■ Dataset content:
** BEGIN **
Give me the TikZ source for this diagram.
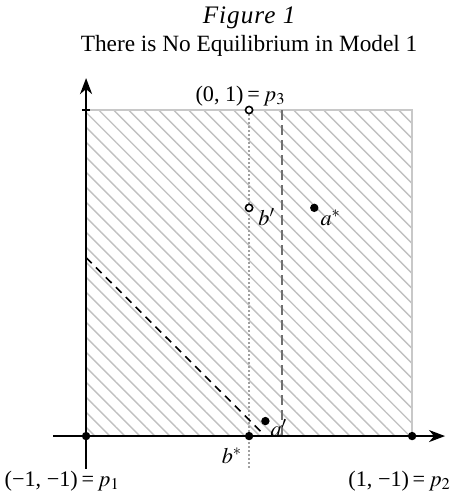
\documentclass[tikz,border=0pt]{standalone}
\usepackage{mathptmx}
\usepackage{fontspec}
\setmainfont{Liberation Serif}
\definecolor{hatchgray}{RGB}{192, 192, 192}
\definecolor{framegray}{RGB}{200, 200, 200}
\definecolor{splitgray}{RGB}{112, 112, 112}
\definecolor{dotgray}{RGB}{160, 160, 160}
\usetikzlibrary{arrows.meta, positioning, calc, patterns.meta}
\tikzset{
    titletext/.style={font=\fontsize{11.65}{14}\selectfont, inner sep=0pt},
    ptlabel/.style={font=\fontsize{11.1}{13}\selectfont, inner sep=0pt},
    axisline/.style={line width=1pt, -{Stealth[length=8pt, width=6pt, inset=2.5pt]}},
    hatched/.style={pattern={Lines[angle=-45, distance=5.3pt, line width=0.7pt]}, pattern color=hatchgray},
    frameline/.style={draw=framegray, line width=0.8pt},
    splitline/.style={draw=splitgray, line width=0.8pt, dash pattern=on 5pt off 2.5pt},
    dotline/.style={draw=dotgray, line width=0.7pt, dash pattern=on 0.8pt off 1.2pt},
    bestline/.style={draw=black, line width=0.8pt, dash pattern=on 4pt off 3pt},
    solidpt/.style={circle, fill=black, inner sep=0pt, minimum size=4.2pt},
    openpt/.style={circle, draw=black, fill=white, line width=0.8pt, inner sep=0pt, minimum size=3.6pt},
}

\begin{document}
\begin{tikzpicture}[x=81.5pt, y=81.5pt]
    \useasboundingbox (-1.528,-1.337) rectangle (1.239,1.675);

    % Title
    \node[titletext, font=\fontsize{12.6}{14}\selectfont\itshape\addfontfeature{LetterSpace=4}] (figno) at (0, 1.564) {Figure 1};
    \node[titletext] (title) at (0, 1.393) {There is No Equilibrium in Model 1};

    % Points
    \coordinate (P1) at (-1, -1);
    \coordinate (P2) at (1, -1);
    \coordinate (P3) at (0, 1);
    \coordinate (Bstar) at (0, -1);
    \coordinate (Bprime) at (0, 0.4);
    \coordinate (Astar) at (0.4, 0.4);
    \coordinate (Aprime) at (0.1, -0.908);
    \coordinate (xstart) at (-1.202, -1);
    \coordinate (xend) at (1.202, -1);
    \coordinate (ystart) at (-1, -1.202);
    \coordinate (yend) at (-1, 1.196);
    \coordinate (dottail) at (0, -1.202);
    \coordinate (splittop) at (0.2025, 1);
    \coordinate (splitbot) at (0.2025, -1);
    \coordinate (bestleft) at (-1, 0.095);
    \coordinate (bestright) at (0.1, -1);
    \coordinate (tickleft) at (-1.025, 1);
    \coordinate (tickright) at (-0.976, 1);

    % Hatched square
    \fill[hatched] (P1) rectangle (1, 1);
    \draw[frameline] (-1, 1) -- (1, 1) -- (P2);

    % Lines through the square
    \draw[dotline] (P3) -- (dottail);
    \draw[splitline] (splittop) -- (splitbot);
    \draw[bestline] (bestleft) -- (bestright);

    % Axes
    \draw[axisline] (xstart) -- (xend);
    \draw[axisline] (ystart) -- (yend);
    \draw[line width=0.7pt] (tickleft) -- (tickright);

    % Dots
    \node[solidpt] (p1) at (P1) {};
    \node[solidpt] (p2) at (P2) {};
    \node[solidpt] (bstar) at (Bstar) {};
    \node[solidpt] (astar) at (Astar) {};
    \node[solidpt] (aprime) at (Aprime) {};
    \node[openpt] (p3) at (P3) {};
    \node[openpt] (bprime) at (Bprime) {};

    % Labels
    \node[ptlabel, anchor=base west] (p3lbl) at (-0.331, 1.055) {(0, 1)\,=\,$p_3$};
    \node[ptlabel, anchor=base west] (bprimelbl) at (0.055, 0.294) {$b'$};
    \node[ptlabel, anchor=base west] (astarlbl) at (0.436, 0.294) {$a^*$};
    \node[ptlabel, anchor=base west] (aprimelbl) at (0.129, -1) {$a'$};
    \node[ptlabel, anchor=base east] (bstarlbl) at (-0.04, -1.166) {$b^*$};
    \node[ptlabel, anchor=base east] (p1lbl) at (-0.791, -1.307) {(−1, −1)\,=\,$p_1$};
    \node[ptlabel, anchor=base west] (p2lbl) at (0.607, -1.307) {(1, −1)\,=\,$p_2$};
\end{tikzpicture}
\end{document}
** END **
■ Brief: Output the lines above in full and exactly as given, omitting any pictures.

■ Answer to the problem:
Give me the TikZ source for this diagram.
\documentclass[tikz,border=0pt]{standalone}
\usepackage{mathptmx}
\usepackage{fontspec}
\setmainfont{Liberation Serif}
\definecolor{hatchgray}{RGB}{192, 192, 192}
\definecolor{framegray}{RGB}{200, 200, 200}
\definecolor{splitgray}{RGB}{112, 112, 112}
\definecolor{dotgray}{RGB}{160, 160, 160}
\usetikzlibrary{arrows.meta, positioning, calc, patterns.meta}
\tikzset{
    titletext/.style={font=\fontsize{11.65}{14}\selectfont, inner sep=0pt},
    ptlabel/.style={font=\fontsize{11.1}{13}\selectfont, inner sep=0pt},
    axisline/.style={line width=1pt, -{Stealth[length=8pt, width=6pt, inset=2.5pt]}},
    hatched/.style={pattern={Lines[angle=-45, distance=5.3pt, line width=0.7pt]}, pattern color=hatchgray},
    frameline/.style={draw=framegray, line width=0.8pt},
    splitline/.style={draw=splitgray, line width=0.8pt, dash pattern=on 5pt off 2.5pt},
    dotline/.style={draw=dotgray, line width=0.7pt, dash pattern=on 0.8pt off 1.2pt},
    bestline/.style={draw=black, line width=0.8pt, dash pattern=on 4pt off 3pt},
    solidpt/.style={circle, fill=black, inner sep=0pt, minimum size=4.2pt},
    openpt/.style={circle, draw=black, fill=white, line width=0.8pt, inner sep=0pt, minimum size=3.6pt},
}

\begin{document}
\begin{tikzpicture}[x=81.5pt, y=81.5pt]
    \useasboundingbox (-1.528,-1.337) rectangle (1.239,1.675);

    % Title
    \node[titletext, font=\fontsize{12.6}{14}\selectfont\itshape\addfontfeature{LetterSpace=4}] (figno) at (0, 1.564) {Figure 1};
    \node[titletext] (title) at (0, 1.393) {There is No Equilibrium in Model 1};

    % Points
    \coordinate (P1) at (-1, -1);
    \coordinate (P2) at (1, -1);
    \coordinate (P3) at (0, 1);
    \coordinate (Bstar) at (0, -1);
    \coordinate (Bprime) at (0, 0.4);
    \coordinate (Astar) at (0.4, 0.4);
    \coordinate (Aprime) at (0.1, -0.908);
    \coordinate (xstart) at (-1.202, -1);
    \coordinate (xend) at (1.202, -1);
    \coordinate (ystart) at (-1, -1.202);
    \coordinate (yend) at (-1, 1.196);
    \coordinate (dottail) at (0, -1.202);
    \coordinate (splittop) at (0.2025, 1);
    \coordinate (splitbot) at (0.2025, -1);
    \coordinate (bestleft) at (-1, 0.095);
    \coordinate (bestright) at (0.1, -1);
    \coordinate (tickleft) at (-1.025, 1);
    \coordinate (tickright) at (-0.976, 1);

    % Hatched square
    \fill[hatched] (P1) rectangle (1, 1);
    \draw[frameline] (-1, 1) -- (1, 1) -- (P2);

    % Lines through the square
    \draw[dotline] (P3) -- (dottail);
    \draw[splitline] (splittop) -- (splitbot);
    \draw[bestline] (bestleft) -- (bestright);

    % Axes
    \draw[axisline] (xstart) -- (xend);
    \draw[axisline] (ystart) -- (yend);
    \draw[line width=0.7pt] (tickleft) -- (tickright);

    % Dots
    \node[solidpt] (p1) at (P1) {};
    \node[solidpt] (p2) at (P2) {};
    \node[solidpt] (bstar) at (Bstar) {};
    \node[solidpt] (astar) at (Astar) {};
    \node[solidpt] (aprime) at (Aprime) {};
    \node[openpt] (p3) at (P3) {};
    \node[openpt] (bprime) at (Bprime) {};

    % Labels
    \node[ptlabel, anchor=base west] (p3lbl) at (-0.331, 1.055) {(0, 1)\,=\,$p_3$};
    \node[ptlabel, anchor=base west] (bprimelbl) at (0.055, 0.294) {$b'$};
    \node[ptlabel, anchor=base west] (astarlbl) at (0.436, 0.294) {$a^*$};
    \node[ptlabel, anchor=base west] (aprimelbl) at (0.129, -1) {$a'$};
    \node[ptlabel, anchor=base east] (bstarlbl) at (-0.04, -1.166) {$b^*$};
    \node[ptlabel, anchor=base east] (p1lbl) at (-0.791, -1.307) {(−1, −1)\,=\,$p_1$};
    \node[ptlabel, anchor=base west] (p2lbl) at (0.607, -1.307) {(1, −1)\,=\,$p_2$};
\end{tikzpicture}
\end{document}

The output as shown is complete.